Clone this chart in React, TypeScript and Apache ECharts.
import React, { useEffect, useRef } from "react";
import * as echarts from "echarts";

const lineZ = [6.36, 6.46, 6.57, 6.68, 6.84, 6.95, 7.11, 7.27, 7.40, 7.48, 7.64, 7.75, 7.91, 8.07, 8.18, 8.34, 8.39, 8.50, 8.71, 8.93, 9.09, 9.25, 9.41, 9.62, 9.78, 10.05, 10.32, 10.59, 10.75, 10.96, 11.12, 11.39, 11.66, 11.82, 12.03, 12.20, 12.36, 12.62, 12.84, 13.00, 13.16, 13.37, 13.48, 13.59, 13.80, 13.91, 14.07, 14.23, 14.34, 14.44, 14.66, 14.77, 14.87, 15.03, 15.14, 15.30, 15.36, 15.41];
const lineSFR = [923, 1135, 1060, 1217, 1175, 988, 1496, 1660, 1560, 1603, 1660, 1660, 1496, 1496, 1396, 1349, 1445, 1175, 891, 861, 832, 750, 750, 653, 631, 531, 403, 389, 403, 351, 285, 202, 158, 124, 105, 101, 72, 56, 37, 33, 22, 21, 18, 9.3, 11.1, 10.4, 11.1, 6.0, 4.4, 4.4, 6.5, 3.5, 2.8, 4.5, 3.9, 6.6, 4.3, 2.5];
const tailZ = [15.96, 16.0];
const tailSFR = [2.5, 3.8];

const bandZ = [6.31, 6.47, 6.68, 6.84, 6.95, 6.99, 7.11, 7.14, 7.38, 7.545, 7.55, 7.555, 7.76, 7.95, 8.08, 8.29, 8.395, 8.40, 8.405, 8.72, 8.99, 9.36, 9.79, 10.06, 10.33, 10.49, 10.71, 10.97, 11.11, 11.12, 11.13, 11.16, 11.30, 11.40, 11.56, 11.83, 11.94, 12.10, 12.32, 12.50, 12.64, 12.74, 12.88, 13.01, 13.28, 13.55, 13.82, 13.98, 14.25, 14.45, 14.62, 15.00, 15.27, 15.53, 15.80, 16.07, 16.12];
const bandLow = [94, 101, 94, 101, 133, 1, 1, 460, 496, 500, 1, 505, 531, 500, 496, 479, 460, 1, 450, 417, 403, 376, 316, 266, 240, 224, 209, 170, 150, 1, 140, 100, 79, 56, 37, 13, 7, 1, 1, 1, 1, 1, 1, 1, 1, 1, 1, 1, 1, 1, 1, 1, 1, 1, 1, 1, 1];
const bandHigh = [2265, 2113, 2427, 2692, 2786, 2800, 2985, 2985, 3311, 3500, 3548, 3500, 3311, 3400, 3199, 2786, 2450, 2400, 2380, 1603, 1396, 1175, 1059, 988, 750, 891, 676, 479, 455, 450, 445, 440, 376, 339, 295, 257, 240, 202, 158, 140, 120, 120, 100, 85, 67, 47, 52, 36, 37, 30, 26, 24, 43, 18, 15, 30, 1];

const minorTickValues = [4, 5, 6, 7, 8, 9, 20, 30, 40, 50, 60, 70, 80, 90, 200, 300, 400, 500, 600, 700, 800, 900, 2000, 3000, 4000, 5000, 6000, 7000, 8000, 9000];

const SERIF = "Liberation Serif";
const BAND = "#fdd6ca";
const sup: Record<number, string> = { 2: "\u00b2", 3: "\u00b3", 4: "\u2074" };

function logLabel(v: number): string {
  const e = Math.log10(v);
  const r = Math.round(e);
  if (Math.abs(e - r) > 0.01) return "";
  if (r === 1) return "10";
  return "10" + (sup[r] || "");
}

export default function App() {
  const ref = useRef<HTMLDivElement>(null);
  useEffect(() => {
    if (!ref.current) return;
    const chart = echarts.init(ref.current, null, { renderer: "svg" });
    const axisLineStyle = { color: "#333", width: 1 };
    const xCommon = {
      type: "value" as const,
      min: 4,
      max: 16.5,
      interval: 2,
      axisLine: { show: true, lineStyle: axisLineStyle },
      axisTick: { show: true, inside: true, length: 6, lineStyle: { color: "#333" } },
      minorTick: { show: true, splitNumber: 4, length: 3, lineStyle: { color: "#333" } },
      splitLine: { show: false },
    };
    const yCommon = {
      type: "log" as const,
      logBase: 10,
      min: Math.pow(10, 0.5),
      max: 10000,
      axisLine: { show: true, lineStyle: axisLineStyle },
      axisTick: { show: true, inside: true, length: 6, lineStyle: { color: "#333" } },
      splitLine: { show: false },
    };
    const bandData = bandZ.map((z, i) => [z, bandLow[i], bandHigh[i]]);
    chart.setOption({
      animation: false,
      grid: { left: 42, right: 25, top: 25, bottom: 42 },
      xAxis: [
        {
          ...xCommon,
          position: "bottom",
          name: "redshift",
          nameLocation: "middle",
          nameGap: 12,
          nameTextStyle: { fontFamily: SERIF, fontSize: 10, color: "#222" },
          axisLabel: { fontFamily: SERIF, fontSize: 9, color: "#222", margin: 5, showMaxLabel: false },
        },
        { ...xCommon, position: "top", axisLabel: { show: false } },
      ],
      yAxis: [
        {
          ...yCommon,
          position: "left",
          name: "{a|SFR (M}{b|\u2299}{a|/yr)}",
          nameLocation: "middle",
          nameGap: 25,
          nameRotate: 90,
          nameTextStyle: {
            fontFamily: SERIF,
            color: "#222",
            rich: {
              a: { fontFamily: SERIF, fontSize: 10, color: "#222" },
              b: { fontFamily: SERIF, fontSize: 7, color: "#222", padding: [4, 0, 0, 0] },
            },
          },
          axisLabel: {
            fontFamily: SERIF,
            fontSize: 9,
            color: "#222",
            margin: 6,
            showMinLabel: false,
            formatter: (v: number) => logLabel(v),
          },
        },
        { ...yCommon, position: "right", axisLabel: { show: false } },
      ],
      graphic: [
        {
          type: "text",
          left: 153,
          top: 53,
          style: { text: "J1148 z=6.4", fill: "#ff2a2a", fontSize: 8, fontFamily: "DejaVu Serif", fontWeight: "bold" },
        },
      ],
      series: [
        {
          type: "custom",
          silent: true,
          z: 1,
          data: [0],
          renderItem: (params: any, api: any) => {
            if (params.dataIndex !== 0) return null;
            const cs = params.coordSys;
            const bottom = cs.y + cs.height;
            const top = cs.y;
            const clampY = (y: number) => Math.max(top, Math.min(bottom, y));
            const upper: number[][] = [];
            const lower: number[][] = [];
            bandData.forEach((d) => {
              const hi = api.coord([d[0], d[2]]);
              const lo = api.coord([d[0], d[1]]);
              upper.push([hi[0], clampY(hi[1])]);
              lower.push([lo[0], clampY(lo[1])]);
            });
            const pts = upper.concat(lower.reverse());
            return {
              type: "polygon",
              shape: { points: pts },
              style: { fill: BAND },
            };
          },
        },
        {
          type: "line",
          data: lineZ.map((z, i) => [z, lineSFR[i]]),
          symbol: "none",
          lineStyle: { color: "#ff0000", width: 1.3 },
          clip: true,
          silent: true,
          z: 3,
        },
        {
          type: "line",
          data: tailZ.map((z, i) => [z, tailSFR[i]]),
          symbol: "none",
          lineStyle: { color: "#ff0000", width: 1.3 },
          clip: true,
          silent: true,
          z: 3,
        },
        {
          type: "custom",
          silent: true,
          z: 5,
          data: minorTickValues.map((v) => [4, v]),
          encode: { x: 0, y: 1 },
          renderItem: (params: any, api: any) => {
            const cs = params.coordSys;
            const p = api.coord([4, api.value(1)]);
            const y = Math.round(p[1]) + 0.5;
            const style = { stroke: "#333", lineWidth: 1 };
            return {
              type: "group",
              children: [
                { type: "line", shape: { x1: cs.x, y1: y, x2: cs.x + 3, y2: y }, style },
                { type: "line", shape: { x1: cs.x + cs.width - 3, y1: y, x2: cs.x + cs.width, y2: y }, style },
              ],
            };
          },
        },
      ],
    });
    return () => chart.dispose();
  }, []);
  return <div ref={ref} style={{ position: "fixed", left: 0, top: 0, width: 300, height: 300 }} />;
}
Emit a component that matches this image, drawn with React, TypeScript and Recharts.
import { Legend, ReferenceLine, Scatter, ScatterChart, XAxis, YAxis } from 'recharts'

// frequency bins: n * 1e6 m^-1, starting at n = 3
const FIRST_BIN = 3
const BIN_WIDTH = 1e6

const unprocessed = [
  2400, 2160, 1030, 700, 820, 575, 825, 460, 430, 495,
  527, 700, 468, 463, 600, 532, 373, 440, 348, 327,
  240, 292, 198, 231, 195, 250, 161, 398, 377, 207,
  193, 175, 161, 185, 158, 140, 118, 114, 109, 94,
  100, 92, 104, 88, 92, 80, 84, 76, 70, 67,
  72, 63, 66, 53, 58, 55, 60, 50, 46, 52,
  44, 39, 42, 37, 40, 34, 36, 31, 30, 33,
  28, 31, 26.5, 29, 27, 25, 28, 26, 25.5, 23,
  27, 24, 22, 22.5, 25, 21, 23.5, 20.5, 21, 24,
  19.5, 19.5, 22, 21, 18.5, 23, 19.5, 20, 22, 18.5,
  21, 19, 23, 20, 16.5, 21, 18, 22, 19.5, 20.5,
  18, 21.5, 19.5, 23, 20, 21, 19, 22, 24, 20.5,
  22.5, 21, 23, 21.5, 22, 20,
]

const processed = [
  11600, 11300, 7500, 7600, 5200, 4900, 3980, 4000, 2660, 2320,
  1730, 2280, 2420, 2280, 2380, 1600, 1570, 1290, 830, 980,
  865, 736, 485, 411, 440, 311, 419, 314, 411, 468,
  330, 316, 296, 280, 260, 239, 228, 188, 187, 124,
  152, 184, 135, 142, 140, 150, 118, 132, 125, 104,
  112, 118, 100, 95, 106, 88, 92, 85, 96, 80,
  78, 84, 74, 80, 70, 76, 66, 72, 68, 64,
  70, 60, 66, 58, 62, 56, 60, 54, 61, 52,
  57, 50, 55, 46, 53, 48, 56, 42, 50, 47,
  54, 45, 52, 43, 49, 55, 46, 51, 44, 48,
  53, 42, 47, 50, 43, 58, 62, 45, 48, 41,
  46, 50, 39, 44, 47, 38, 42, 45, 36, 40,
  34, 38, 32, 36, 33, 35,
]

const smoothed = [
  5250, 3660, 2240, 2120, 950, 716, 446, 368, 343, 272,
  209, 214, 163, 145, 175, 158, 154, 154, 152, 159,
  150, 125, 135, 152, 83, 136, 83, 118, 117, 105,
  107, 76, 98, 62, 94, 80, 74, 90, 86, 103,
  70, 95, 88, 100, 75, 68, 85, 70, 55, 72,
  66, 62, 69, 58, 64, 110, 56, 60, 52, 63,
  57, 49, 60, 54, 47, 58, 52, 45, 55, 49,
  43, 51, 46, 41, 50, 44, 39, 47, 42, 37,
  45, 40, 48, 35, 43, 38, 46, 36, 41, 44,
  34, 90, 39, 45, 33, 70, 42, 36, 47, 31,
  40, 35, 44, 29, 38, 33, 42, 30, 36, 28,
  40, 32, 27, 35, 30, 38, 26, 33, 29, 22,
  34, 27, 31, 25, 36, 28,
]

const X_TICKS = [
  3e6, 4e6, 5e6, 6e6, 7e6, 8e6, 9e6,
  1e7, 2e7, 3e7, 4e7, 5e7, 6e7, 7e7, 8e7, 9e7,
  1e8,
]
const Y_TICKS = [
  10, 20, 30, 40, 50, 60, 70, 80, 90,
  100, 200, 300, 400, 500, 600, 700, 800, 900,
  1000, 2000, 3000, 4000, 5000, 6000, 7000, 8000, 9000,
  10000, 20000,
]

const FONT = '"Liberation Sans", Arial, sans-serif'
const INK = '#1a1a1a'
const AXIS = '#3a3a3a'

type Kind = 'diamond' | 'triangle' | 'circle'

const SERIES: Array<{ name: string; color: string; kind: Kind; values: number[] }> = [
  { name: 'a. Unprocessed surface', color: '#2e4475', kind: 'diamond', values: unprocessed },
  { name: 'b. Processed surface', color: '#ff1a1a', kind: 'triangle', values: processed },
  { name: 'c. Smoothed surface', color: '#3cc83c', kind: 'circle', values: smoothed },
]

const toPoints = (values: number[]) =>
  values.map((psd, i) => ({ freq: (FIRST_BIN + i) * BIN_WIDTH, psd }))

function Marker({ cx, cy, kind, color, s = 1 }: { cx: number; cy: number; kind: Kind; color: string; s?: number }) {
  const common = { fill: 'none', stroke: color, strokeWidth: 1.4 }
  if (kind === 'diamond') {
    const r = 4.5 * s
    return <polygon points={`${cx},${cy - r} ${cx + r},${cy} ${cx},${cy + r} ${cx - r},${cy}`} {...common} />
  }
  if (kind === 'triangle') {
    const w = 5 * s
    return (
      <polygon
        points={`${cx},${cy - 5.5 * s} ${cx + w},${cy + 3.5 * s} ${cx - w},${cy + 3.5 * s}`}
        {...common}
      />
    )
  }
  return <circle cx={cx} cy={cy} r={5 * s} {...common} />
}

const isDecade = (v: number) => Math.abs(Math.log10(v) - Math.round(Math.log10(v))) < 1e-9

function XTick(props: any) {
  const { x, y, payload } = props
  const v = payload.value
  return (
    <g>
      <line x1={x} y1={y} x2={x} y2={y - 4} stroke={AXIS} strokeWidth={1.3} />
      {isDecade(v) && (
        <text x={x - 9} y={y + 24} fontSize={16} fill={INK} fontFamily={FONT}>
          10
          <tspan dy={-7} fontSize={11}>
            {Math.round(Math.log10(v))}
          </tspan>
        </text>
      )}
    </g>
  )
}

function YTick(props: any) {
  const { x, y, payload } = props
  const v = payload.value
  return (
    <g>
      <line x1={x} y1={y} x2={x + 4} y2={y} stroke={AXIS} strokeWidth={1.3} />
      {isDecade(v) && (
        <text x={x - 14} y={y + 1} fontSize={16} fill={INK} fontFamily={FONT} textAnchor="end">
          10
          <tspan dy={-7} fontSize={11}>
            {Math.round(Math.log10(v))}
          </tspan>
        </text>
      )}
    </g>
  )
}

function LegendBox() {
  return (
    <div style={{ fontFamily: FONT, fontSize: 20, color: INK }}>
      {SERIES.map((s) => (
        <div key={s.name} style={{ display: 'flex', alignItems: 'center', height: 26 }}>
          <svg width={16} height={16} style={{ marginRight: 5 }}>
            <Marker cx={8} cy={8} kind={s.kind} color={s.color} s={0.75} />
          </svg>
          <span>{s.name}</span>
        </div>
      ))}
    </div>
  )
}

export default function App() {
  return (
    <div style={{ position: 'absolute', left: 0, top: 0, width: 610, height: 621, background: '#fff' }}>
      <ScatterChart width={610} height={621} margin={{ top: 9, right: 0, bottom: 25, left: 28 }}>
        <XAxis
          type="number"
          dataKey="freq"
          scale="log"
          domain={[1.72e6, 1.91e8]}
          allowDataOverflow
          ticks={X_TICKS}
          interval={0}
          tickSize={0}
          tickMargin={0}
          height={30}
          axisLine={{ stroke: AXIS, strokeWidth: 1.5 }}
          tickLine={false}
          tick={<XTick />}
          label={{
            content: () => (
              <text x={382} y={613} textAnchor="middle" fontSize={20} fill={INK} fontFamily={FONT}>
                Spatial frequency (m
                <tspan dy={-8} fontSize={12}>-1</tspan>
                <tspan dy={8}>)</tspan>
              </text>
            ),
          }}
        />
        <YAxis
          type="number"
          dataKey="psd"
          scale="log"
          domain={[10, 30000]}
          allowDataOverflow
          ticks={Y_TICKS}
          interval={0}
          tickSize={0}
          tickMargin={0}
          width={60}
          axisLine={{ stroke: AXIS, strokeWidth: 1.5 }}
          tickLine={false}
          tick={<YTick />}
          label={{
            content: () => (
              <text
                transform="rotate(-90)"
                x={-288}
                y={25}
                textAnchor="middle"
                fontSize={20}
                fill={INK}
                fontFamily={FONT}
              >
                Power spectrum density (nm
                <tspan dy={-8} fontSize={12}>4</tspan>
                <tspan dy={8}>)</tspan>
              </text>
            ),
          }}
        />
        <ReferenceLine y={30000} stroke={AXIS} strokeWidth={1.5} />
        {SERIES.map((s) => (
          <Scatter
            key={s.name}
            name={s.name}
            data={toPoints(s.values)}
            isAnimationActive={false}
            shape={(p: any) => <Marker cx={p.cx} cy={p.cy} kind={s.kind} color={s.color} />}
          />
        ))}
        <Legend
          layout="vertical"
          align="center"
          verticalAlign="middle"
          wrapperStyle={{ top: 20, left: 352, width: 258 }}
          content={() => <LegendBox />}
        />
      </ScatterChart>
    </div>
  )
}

**Problem to solve**
Everything from the line with "Emit a component" through the line with "const BIN_WIDTH = 1e6" is to be output exactly; leave out all other lines.

**In response**
Emit a component that matches this image, drawn with React, TypeScript and Recharts.
import { Legend, ReferenceLine, Scatter, ScatterChart, XAxis, YAxis } from 'recharts'

// frequency bins: n * 1e6 m^-1, starting at n = 3
const FIRST_BIN = 3
const BIN_WIDTH = 1e6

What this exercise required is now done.